§ Data for this exercise
╭──

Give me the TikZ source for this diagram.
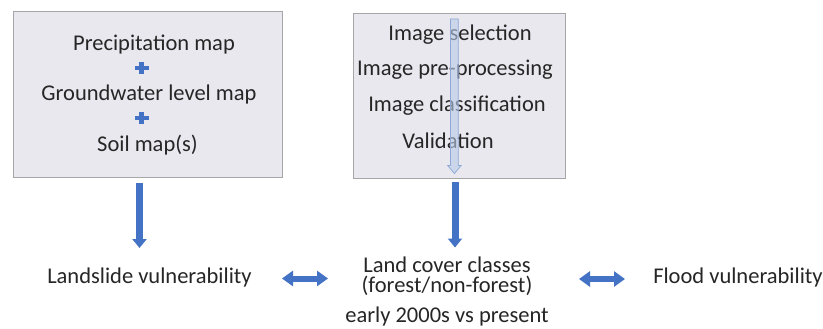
\documentclass[tikz,border=0pt]{standalone}
\usepackage{fontspec}
\setmainfont{Carlito}
\usetikzlibrary{arrows.meta}
\definecolor{boxfill}{HTML}{E8E8EE}
\definecolor{boxline}{HTML}{A6A6A6}
\definecolor{arrblue}{HTML}{4472C4}
\definecolor{lightarr}{HTML}{BACBE8}
\definecolor{lightarrline}{HTML}{8EA9D6}
\tikzset{
  box/.style={draw=boxline, line width=0.9pt, fill=boxfill, inner sep=0pt},
  txt/.style={anchor=base, inner sep=0pt, font=\fontsize{22.5}{27}\selectfont, text=black!85},
  downarrow/.style={draw=arrblue, line width=7pt, -{Triangle[width=14pt,length=9pt]}},
  twoway/.style={draw=arrblue, line width=6pt, {Triangle[width=15pt,length=11pt]}-{Triangle[width=15pt,length=11pt]}},
  plussign/.style={fill=arrblue},
}
\begin{document}
\begin{tikzpicture}[x=1pt,y=-1pt]
\fill[white] (0,0) rectangle (823,329);
\useasboundingbox (0,0) rectangle (823,329);

% boxes
\node[box, minimum width=269pt, minimum height=166pt] (lbox) at (147.5,94) {};
\node[box, minimum width=212pt, minimum height=165pt] (mbox) at (459,95.5) {};

% left box texts
\node[txt] (precip) at (154,51) {Precipitation map};
\node[txt] (ground) at (149,100) {Groundwater level map};
\node[txt] (soil) at (147.5,151) {Soil map(s)};
\fill[plussign] (134.5,65.8) rectangle (148.5,70.2);
\fill[plussign] (139.3,62) rectangle (143.7,74);
\fill[plussign] (134.5,115.8) rectangle (148.5,120.2);
\fill[plussign] (139.3,112) rectangle (143.7,124);

% middle box texts
\node[txt] (isel) at (460,41) {Image selection};
\node[txt] (ipre) at (455,76) {Image pre-processing};
\node[txt] (icls) at (457,112) {Image classification};
\node[txt] (ival) at (448,148) {Validation};

% inner light arrow
\filldraw[fill=lightarr, fill opacity=0.6, draw=lightarrline, line width=0.7pt]
  (450.5,19) -- (458.3,19) -- (458.3,165.5) -- (461.2,165.5) -- (454.4,173.5)
  -- (447.6,165.5) -- (450.5,165.5) -- cycle;

% bottom texts
\node[txt] (land) at (149.5,283) {Landslide vulnerability};
\node[txt] (lc1) at (447,272.5) {Land cover classes};
\node[txt] (lc2) at (447,292) {(forest/non-forest)};
\node[txt] (lc3) at (447,322.5) {early 2000s vs present};
\node[txt] (flood) at (738,283) {Flood vulnerability};

% connectors
\coordinate (la) at (139.5,183);
\coordinate (lb) at (139.5,248);
\coordinate (ma) at (455,182);
\coordinate (mb) at (455,247.5);
\draw[downarrow] (la) -- (lb);
\draw[downarrow] (ma) -- (mb);

\coordinate (d1a) at (282,278.5);
\coordinate (d1b) at (328,278.5);
\coordinate (d2a) at (579,279);
\coordinate (d2b) at (625,279);
\draw[twoway] (d1a) -- (d1b);
\draw[twoway] (d2a) -- (d2b);
\end{tikzpicture}
\end{document}
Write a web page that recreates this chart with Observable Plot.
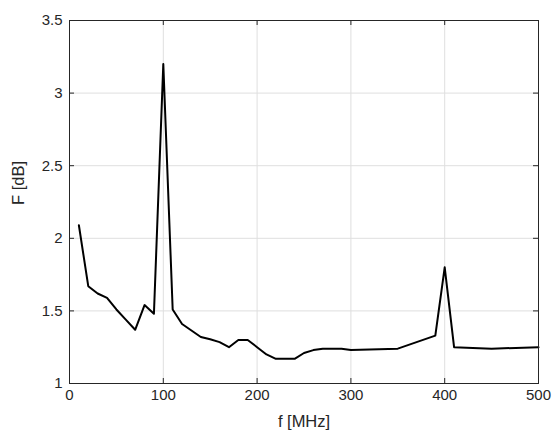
<!DOCTYPE html>
<html><head><meta charset="utf-8">
<script src="https://cdn.jsdelivr.net/npm/d3@7"></script>
<script src="https://cdn.jsdelivr.net/npm/@observablehq/plot@0.6"></script>
<style>body{margin:0;background:#fff}</style></head>
<body><div id="chart"></div>
<script>
const freqMHz = [10,20,30,40,50,60,70,80,90,100,110,120,130,140,150,160,170,180,190,200,210,220,230,240,250,260,270,280,290,300,350,390,400,410,450,500];
const noiseFigureDb = [2.09,1.67,1.62,1.59,1.51,1.44,1.37,1.54,1.48,3.2,1.51,1.41,1.365,1.32,1.305,1.285,1.25,1.30,1.30,1.25,1.20,1.17,1.17,1.17,1.21,1.23,1.24,1.24,1.24,1.23,1.24,1.33,1.80,1.25,1.24,1.25];
const xTicks = [0,100,200,300,400,500];
const yTicks = [1,1.5,2,2.5,3,3.5];
const xLabel = "f [MHz]";
const yLabel = "F [dB]";

const W = 552, H = 437, mL = 69, mR = 14, mT = 20, mB = 54;
const innerH = H - mT - mB, innerW = W - mL - mR;
const data = freqMHz.map((f, i) => ({f, nf: noiseFigureDb[i]}));
const axisColor = "#262626";
const gridColor = "#dfdfdf";

const chart = Plot.plot({
  width: W, height: H,
  marginLeft: mL, marginRight: mR, marginTop: mT, marginBottom: mB,
  style: {fontFamily: "'Liberation Sans', Arial, sans-serif", fontSize: "15px", background: "#fff", color: axisColor},
  x: {domain: [0, 500], label: null},
  y: {domain: [1, 3.5], label: null},
  marks: [
    Plot.gridX(xTicks, {stroke: gridColor, strokeOpacity: 1}),
    Plot.gridY(yTicks, {stroke: gridColor, strokeOpacity: 1}),
    Plot.line(data, {x: "f", y: "nf", stroke: "#000", strokeWidth: 2}),
    Plot.tickX(xTicks, {x: d => d, stroke: axisColor, insetTop: innerH - 5}),
    Plot.tickX(xTicks, {x: d => d, stroke: axisColor, insetBottom: innerH - 5}),
    Plot.tickY(yTicks, {y: d => d, stroke: axisColor, insetRight: innerW - 5}),
    Plot.tickY(yTicks, {y: d => d, stroke: axisColor, insetLeft: innerW - 5}),
    Plot.frame({stroke: axisColor}),
    Plot.axisX(xTicks, {tickSize: 0, tickPadding: 6, label: null, tickFormat: d => String(d)}),
    Plot.axisY(yTicks, {tickSize: 0, tickPadding: 7, label: null, tickFormat: d => String(d)}),
    Plot.text([xLabel], {text: d => d, frameAnchor: "bottom", lineAnchor: "top", dy: 32, fontSize: 16.5}),
    Plot.text([yLabel], {text: d => d, frameAnchor: "left", rotate: -90, dx: -51, dy: 3, fontSize: 16.5})
  ]
});
document.getElementById("chart").appendChild(chart);
</script>
</body></html>
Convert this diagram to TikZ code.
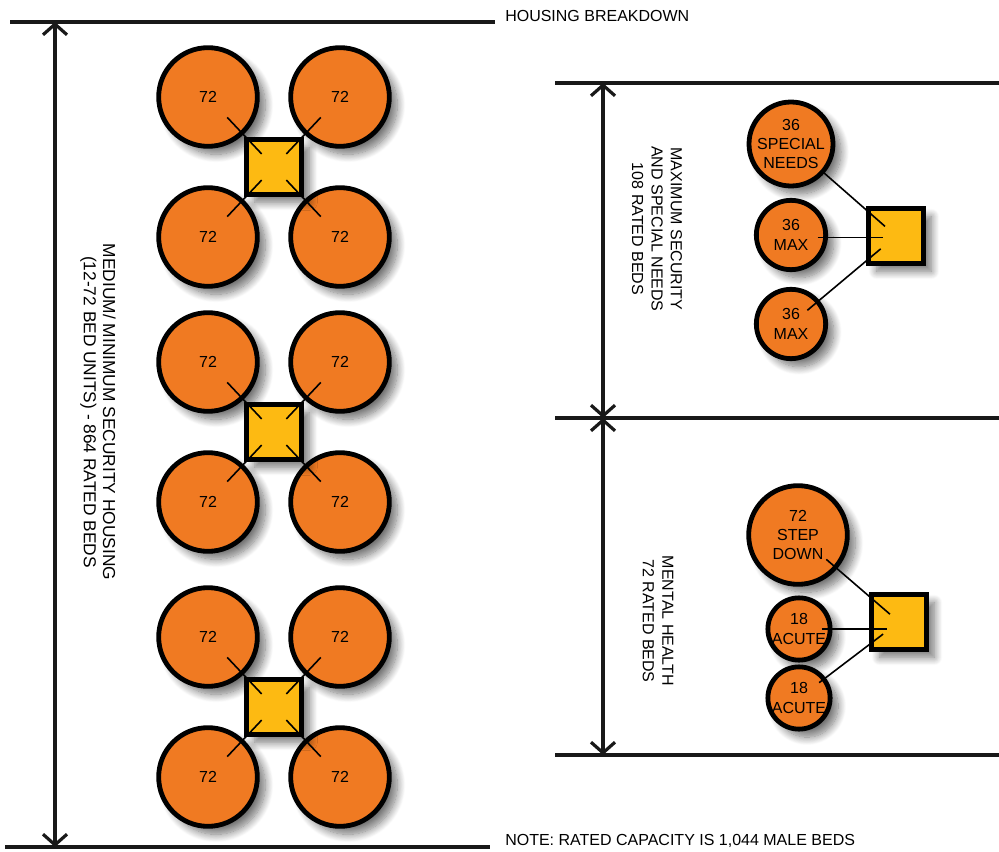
\documentclass[tikz,border=0pt]{standalone}
\usepackage{fontspec}
\setmainfont{Liberation Sans}
\usetikzlibrary{arrows.meta,shadows.blur}
\definecolor{orng}{RGB}{240,122,34}
\definecolor{ylw}{RGB}{253,186,18}
\begin{document}
\begin{tikzpicture}[x=0.75pt,y=-0.75pt,
  font=\fontsize{12}{14.6}\selectfont,
  shad/.style={blur shadow={shadow xshift=6pt,shadow yshift=-6pt,shadow blur radius=6pt,shadow blur steps=12,shadow opacity=55}},
  unit/.style={circle,draw=black,line width=3.6pt,fill=orng,inner sep=0pt,align=center,text=black,shad},
  big/.style={unit,minimum size=74pt},
  hub/.style={rectangle,draw=black,line width=4pt,fill=ylw,inner sep=0pt,shad},
  conn/.style={line width=1.2pt,black},
  barb/.tip={Straight Barb[length=8pt,width=18pt]},
  dim/.style={line width=2.4pt,black!90,barb-barb},
  rule/.style={line width=2.5pt,black!90},
  lbl/.style={align=center,text=black},
]
\useasboundingbox (0,0) rectangle (999,852);

% ---------- dimension frames ----------
\coordinate (l1) at (10,22);   \coordinate (l2) at (495,22);
\coordinate (l3) at (5,847);   \coordinate (l4) at (490,847);
\coordinate (r1) at (555,83);  \coordinate (r2) at (999,83);
\coordinate (r3) at (555,418); \coordinate (r4) at (999,418);
\coordinate (r5) at (555,755); \coordinate (r6) at (999,755);
\draw[rule] (l1) -- (l2);
\draw[rule] (l3) -- (l4);
\draw[rule] (r1) -- (r2);
\draw[rule] (r3) -- (r4);
\draw[rule] (r5) -- (r6);
\coordinate (da) at (55,22);  \coordinate (db) at (55,847);
\coordinate (dc) at (603,83); \coordinate (dd) at (603,418); \coordinate (de) at (603,755);
\draw[dim] (da) -- (db);
\draw[dim] (dc) -- (dd);
\draw[dim] (dd) -- (de);

% ---------- labels ----------
\node[lbl,anchor=base west,inner sep=0pt] (title) at (505,22) {HOUSING BREAKDOWN};
\node[lbl,anchor=base west,inner sep=0pt] (note) at (505,845) {NOTE: RATED CAPACITY IS 1,044 MALE BEDS};
\node[lbl,rotate=-90,font=\fontsize{13}{14.6}\selectfont] (medlbl) at (98,412) {MEDIUM/ MINIMUM SECURITY HOUSING\\(12-72 BED UNITS) - 864 RATED BEDS};
\node[lbl,rotate=-90] (maxlbl) at (657,229) {MAXIMUM SECURITY\\AND SPECIAL NEEDS\\108 RATED BEDS};
\node[lbl,rotate=-90] (mhlbl) at (658,621) {MENTAL HEALTH\\72 RATED BEDS};

% ---------- medium / minimum clusters ----------
\foreach \k/\yy in {1/167,2/432,3/707}{
  \node[big] (a\k) at (208,{\yy-70}) {72};
  \node[big] (b\k) at (340,{\yy-70}) {72};
  \node[big] (c\k) at (208,{\yy+70}) {72};
  \node[big] (d\k) at (340,{\yy+70}) {72};
  \node[hub,minimum size=41pt] (s\k) at (274,\yy) {};
  \foreach \n in {a,b,c,d}{
    \draw[conn,shorten <=21pt,shorten >=13.5pt] (\n\k.center) -- (s\k.center);
  }
}

% ---------- maximum security / special needs ----------
\node[unit,minimum size=52pt] (sn) at (791,144) {36\\SPECIAL\\NEEDS};
\node[unit,minimum size=52pt] (mx1) at (791,235) {36\\MAX};
\node[unit,minimum size=52pt] (mx2) at (791,324) {36\\MAX};
\node[hub,minimum size=41pt] (hq) at (896,236) {};
\draw[conn,shorten <=30pt,shorten >=11pt] (sn.center) -- (hq.center);
\draw[conn,shorten <=20pt,shorten >=10pt] ([yshift=-2pt]mx1.center) -- ([yshift=-2pt]mx1.center -| hq.center);
\draw[conn,shorten <=16pt,shorten >=15pt] (mx2.center) -- (hq.center);

% ---------- mental health ----------
\node[unit,minimum size=74pt] (sd) at (798,535) {72\\STEP\\DOWN};
\node[unit,minimum size=42pt] (ac1) at (799,629) {18\\ACUTE};
\node[unit,minimum size=42pt] (ac2) at (799,698) {18\\ACUTE};
\node[hub,minimum size=41pt] (hm) at (899,622) {};
\draw[conn,shorten <=28pt,shorten >=9pt] (sd.center) -- (hm.center);
\draw[conn,shorten <=17pt,shorten >=9pt] (ac1.center) -- (ac1.center -| hm.center);
\draw[conn,shorten <=19pt,shorten >=15pt] (ac2.center) -- (hm.center);
\end{tikzpicture}
\end{document}
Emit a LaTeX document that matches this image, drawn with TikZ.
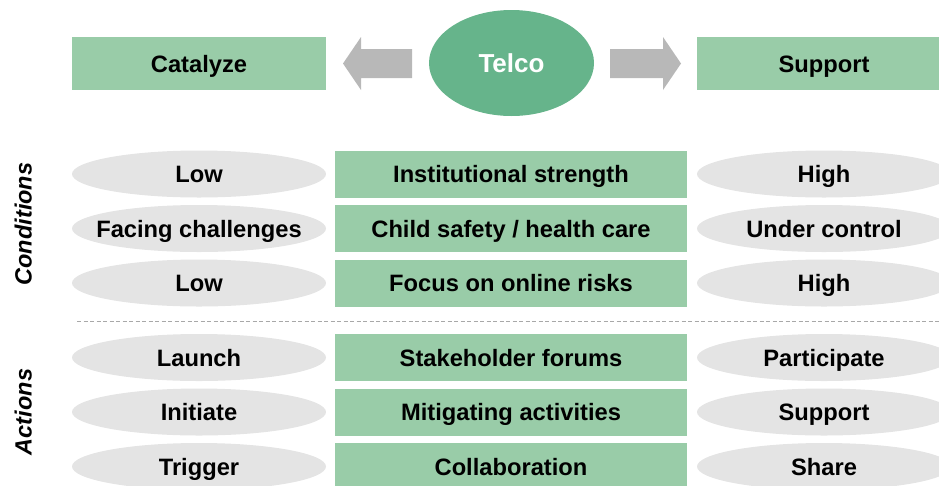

╰──

§ Exercise directions
Return each line where "with" shows up.

§ Solved exercise
Write a web page that recreates this chart with Observable Plot.
Emit a LaTeX document that matches this image, drawn with TikZ.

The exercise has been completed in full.